Personal information
- Full name: Anthony Laffranchi
- Born: 16 November 1980 (age 45) Murwillumbah, New South Wales, Australia

Playing information
- Height: 185 cm (6 ft 1 in)
- Weight: 102 kg (16 st 1 lb)
- Position: Second-row, Prop
Club
| Years | Team | Pld | T | G | FG | P |
| 2001–06 | Wests Tigers | 103 | 18 | 0 | 0 | 72 |
| 2007–11 | Gold Coast Titans | 102 | 32 | 1 | 0 | 130 |
| 2012–14 | St Helens | 71 | 19 | 0 | 0 | 76 |
|  | Total | 276 | 69 | 1 | 0 | 278 |
Representative
| Years | Team | Pld | T | G | FG | P |
| 2006–10 | Country Origin | 4 | 2 | 0 | 0 | 8 |
| 2008–09 | New South Wales | 4 | 1 | 0 | 0 | 4 |
| 2008–09 | Australia | 5 | 2 | 0 | 0 | 8 |
| 2012–13 | Exiles | 2 | 0 | 0 | 0 | 0 |
| 2013 | Italy | 3 | 0 | 0 | 0 | 0 |
- Source:

= Anthony Laffranchi =

Australia & Italy international rugby league footballer

Anthony Laffranchi (born 16 November 1980) is a former professional rugby league footballer. An Australia and Italy international, and New South Wales State of Origin representative forward, he played in the National Rugby League for the Wests Tigers (with whom he won the 2005 NRL premiership) and the Gold Coast Titans, and for Super League club St Helens.

==Background==
Laffranchi was born in Murwillumbah, New South Wales, Australia. He attended Mt St Patrick's College and played early football for the Murwillumbah Colts. He is of Italian descent and was eligible to represent the Italy national rugby league team.

==Playing career==

===Wests Tigers===
Laffranchi played at prop forward in the Tigers' 2005 NRL Grand Final victory over the North Queensland Cowboys. As NRL Premiers Wests faced Super League champions Bradford Bulls in the 2006 World Club Challenge. Laffranchi played at second-row forward in the Tigers' 30–10 loss.

===Gold Coast Titans===
At the end of the Titans' first season Laffranchi was named co-winner of the club's inaugural Paul Broughton Medal for best and fairest player of the season with teammate Luke Bailey. After further solid performance in 2008, he was selected to play for the City vs Country Origin game, representing Country, in which he was awarded Man of the Match.

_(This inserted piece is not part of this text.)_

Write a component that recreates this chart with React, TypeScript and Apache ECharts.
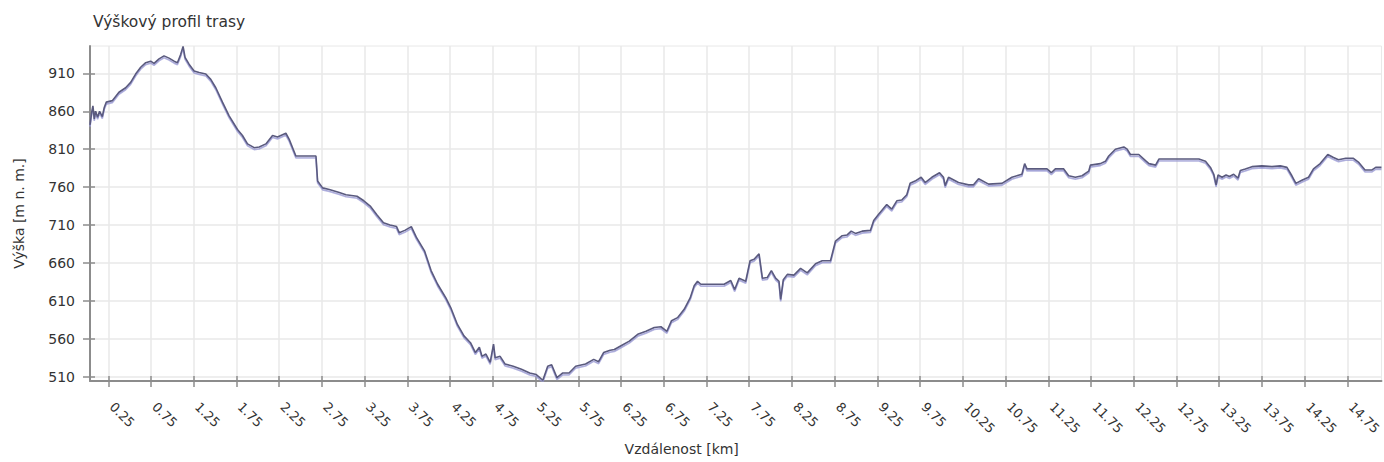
import React, { useEffect, useRef } from "react";
import * as echarts from "echarts";

const distanceKm = [
  0.036, 0.055, 0.07, 0.086, 0.102, 0.125, 0.148, 0.18, 0.203, 0.227, 0.297, 0.375, 0.453, 0.512, 0.57, 0.629,
  0.688, 0.746, 0.785, 0.844, 0.902, 0.961, 1.02, 1.059, 1.098, 1.125, 1.148, 1.195, 1.254, 1.313, 1.391, 1.449,
  1.508, 1.586, 1.664, 1.762, 1.82, 1.879, 1.957, 2.016, 2.094, 2.172, 2.23, 2.328, 2.367, 2.445, 2.68, 2.699,
  2.758, 2.836, 2.953, 3.031, 3.16, 3.24, 3.315, 3.39, 3.47, 3.546, 3.623, 3.654, 3.72, 3.796, 3.854, 3.95,
  4.027, 4.104, 4.2, 4.258, 4.335, 4.412, 4.488, 4.546, 4.592, 4.623, 4.669, 4.719, 4.758, 4.777, 4.835, 4.892,
  4.988, 5.085, 5.181, 5.258, 5.335, 5.392, 5.438, 5.5, 5.565, 5.642, 5.719, 5.835, 5.93, 5.988, 6.046, 6.123,
  6.172, 6.25, 6.347, 6.445, 6.542, 6.639, 6.717, 6.787, 6.841, 6.911, 6.989, 7.059, 7.106, 7.145, 7.184, 7.456,
  7.534, 7.58, 7.631, 7.709, 7.76, 7.807, 7.865, 7.904, 7.962, 8.009, 8.059, 8.098, 8.118, 8.149, 8.196, 8.273,
  8.351, 8.429, 8.526, 8.604, 8.701, 8.76, 8.838, 8.896, 8.943, 8.993, 9.071, 9.168, 9.207, 9.262, 9.359, 9.418,
  9.477, 9.535, 9.594, 9.633, 9.691, 9.762, 9.809, 9.887, 9.977, 10.023, 10.043, 10.082, 10.199, 10.317, 10.375, 10.434,
  10.551, 10.707, 10.824, 10.941, 10.973, 11.0, 11.098, 11.234, 11.285, 11.332, 11.43, 11.488, 11.566, 11.645, 11.723, 11.742,
  11.859, 11.918, 11.957, 12.035, 12.133, 12.172, 12.211, 12.309, 12.387, 12.427, 12.505, 12.544, 13.011, 13.089, 13.147, 13.186,
  13.213, 13.236, 13.283, 13.33, 13.369, 13.419, 13.47, 13.497, 13.555, 13.633, 13.75, 13.867, 13.964, 14.042, 14.1, 14.147,
  14.217, 14.295, 14.353, 14.431, 14.52, 14.587, 14.645, 14.731, 14.82, 14.878, 14.956, 15.034, 15.081, 15.148,
];

const elevationM = [
  842, 858, 867, 850, 860, 852, 860, 853, 865, 872, 874, 885, 891, 898, 909, 918,
  924, 926, 923, 929, 933, 930, 926, 924, 935, 945.5, 931, 922, 913, 911, 909, 902,
  891, 872, 854, 836, 828, 817, 812, 813, 817, 828, 826, 831, 823, 801, 801, 768,
  759, 757, 753, 750, 748, 742, 735, 724, 713, 710, 708, 700, 703, 708, 694, 676,
  650, 632, 614, 601, 579, 564, 555, 542, 549, 537, 540, 529, 553, 535, 537, 527,
  524, 520, 515, 513, 505.5, 524, 526, 509, 515, 515, 524, 527, 533, 530, 542, 545,
  546, 551, 557, 566, 570, 575, 576, 570, 584, 588, 599, 614, 630, 636, 632, 632,
  637, 625, 640, 636, 663, 665, 672, 640, 641, 650, 640, 636, 612, 638, 645, 644,
  653, 647, 659, 663, 663, 689, 696, 697, 702, 699, 702, 703, 716, 724, 737, 731,
  742, 743, 750, 765, 768, 773, 766, 773, 779, 773, 762, 773, 766, 763, 763, 771,
  764, 765, 773, 777, 791, 784, 784, 784, 779, 784, 784, 775, 773, 775, 781, 789,
  791, 794, 801, 810, 813, 810, 803, 803, 795, 791, 789, 797, 797, 794, 786, 777,
  763, 776, 773, 776, 774, 777, 772, 782, 784, 787, 788, 787, 788, 786, 775, 765,
  769, 773, 784, 791, 803, 799, 796, 798, 798, 793, 782.5, 782.5, 786, 786,
];

const xTicks = [
  0.25, 0.75, 1.25, 1.75, 2.25, 2.75, 3.25, 3.75, 4.25, 4.75, 5.25, 5.75, 6.25, 6.75, 7.25,
  7.75, 8.25, 8.75, 9.25, 9.75, 10.25, 10.75, 11.25, 11.75, 12.25, 12.75, 13.25, 13.75, 14.25, 14.75,
];
const yTicks = [510, 560, 610, 660, 710, 760, 810, 860, 910];

const titleText = "Výškový profil trasy";
const xName = "Vzdálenost [km]";
const yName = "Výška [m n. m.]";

const FONT = "DejaVu Sans";
const AXIS_COLOR = "#8c8c8c";
const GRID_COLOR = "#e8e8e8";

export default function App() {
  const ref = useRef<HTMLDivElement>(null);

  useEffect(() => {
    if (!ref.current) return;
    const chart = echarts.init(ref.current, undefined, { renderer: "svg" });
    const data = distanceKm.map((d, i) => [d, elevationM[i]]);
    const xMin = 0.036;
    const xMax = 15.148;
    const yMin = 504.5;
    const yMax = 946;

    chart.setOption({
      animation: false,
      backgroundColor: "#ffffff",
      title: {
        text: titleText,
        left: 88,
        top: 9,
        textStyle: { fontFamily: FONT, fontSize: 15.5, fontWeight: "normal", color: "#333" },
      },
      grid: {
        left: 90,
        right: 0,
        top: 46,
        bottom: 81,
        show: true,
        borderColor: GRID_COLOR,
        borderWidth: 1,
      },
      xAxis: [
        {
          type: "value",
          min: xMin,
          max: xMax,
          name: xName,
          nameLocation: "middle",
          nameGap: 61,
          nameTextStyle: { fontFamily: FONT, fontSize: 14, color: "#333", padding: [0, 108, 0, 0] },
          axisLine: { show: true, lineStyle: { color: AXIS_COLOR, width: 2 } },
          axisTick: { show: true, length: 6, lineStyle: { color: AXIS_COLOR, width: 1.5 }, customValues: xTicks },
          axisLabel: {
            customValues: xTicks,
            rotate: -45,
            margin: 20,
            padding: [0, 0, 0, 5],
            fontFamily: FONT,
            fontSize: 13,
            color: "#333",
            formatter: (v: number) => v.toFixed(2),
          },
          splitLine: { show: true, lineStyle: { color: GRID_COLOR, width: 1.5 } },
        },
        {
          type: "value",
          min: xMin,
          max: xMax,
          position: "bottom",
          axisLine: { show: false },
          axisTick: { show: true, inside: true, length: 5, lineStyle: { color: AXIS_COLOR, width: 1.5 }, customValues: xTicks },
          axisLabel: { show: false },
          splitLine: { show: false },
        },
      ],
      yAxis: [
        {
          type: "value",
          min: yMin,
          max: yMax,
          name: yName,
          nameLocation: "middle",
          nameGap: 64,
          nameTextStyle: { fontFamily: FONT, fontSize: 14, color: "#333" },
          axisLine: { show: true, lineStyle: { color: AXIS_COLOR, width: 2 } },
          axisTick: { show: true, length: 7, lineStyle: { color: AXIS_COLOR, width: 1.5 }, customValues: yTicks },
          axisLabel: {
            customValues: yTicks,
            margin: 15,
            fontFamily: FONT,
            fontSize: 14,
            color: "#333",
          },
          splitLine: { show: true, lineStyle: { color: GRID_COLOR, width: 1.5 } },
        },
        {
          type: "value",
          min: yMin,
          max: yMax,
          position: "left",
          axisLine: { show: false },
          axisTick: { show: true, inside: true, length: 5, lineStyle: { color: AXIS_COLOR, width: 1.5 }, customValues: yTicks },
          axisLabel: { show: false },
          splitLine: { show: false },
        },
      ],
      series: [
        {
          type: "line",
          xAxisIndex: 0,
          yAxisIndex: 0,
          data,
          showSymbol: false,
          symbol: "none",
          lineStyle: {
            color: "#5a5a7e",
            width: 1.6,
            shadowColor: "rgba(150,150,210,0.9)",
            shadowOffsetY: 1.8,
            shadowBlur: 1,
          },
        },
      ],
    });

    return () => chart.dispose();
  }, []);

  return (
    <div
      ref={ref}
      style={{ position: "absolute", left: 0, top: 0, width: 1384, height: 462 }}
    />
  );
}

Laffranchi was named as the 18th man for the Australians for the Centenary Rugby League Test against New Zealand in 2008.

Laffranchi was selected for New South Wales in game I of the 2008 State of origin series. Laffranchi started from the bench and scored the winning try off a Mark Gasnier line break and lead the tackle count (40) for the Blues.

In August 2008, Laffranchi was named in the preliminary 46-man Kangaroos squad for the 2008 Rugby League World Cup, and in October 2008 he was selected in the final 24-man Australia squad.

Laffranchi made his test début against New Zealand in Australia's opening RLWC 08 game on 26 October playing in the . He followed this up with a two try effort in Australia's second match of the World Cup. He was selected for Australia in the one-off test match against New Zealand on 8 May 2009. He was also an Italian international.

Laffranchi signed a two-year deal with St. Helens starting in 2012.

===St Helens===
Laffranchi commenced his Super League career in the 2012 season with St. Helens.
He played for the Exiles in the International Origin and also represented Italy in the 2013 Rugby League World Cup.

== Post-playing ==
As of 2015 Laffranchi is a member of the Gold Coast Titans administration as the clubs general football manager.

In 2022, Laffranchi was inducted as a life member of the Wests Tigers.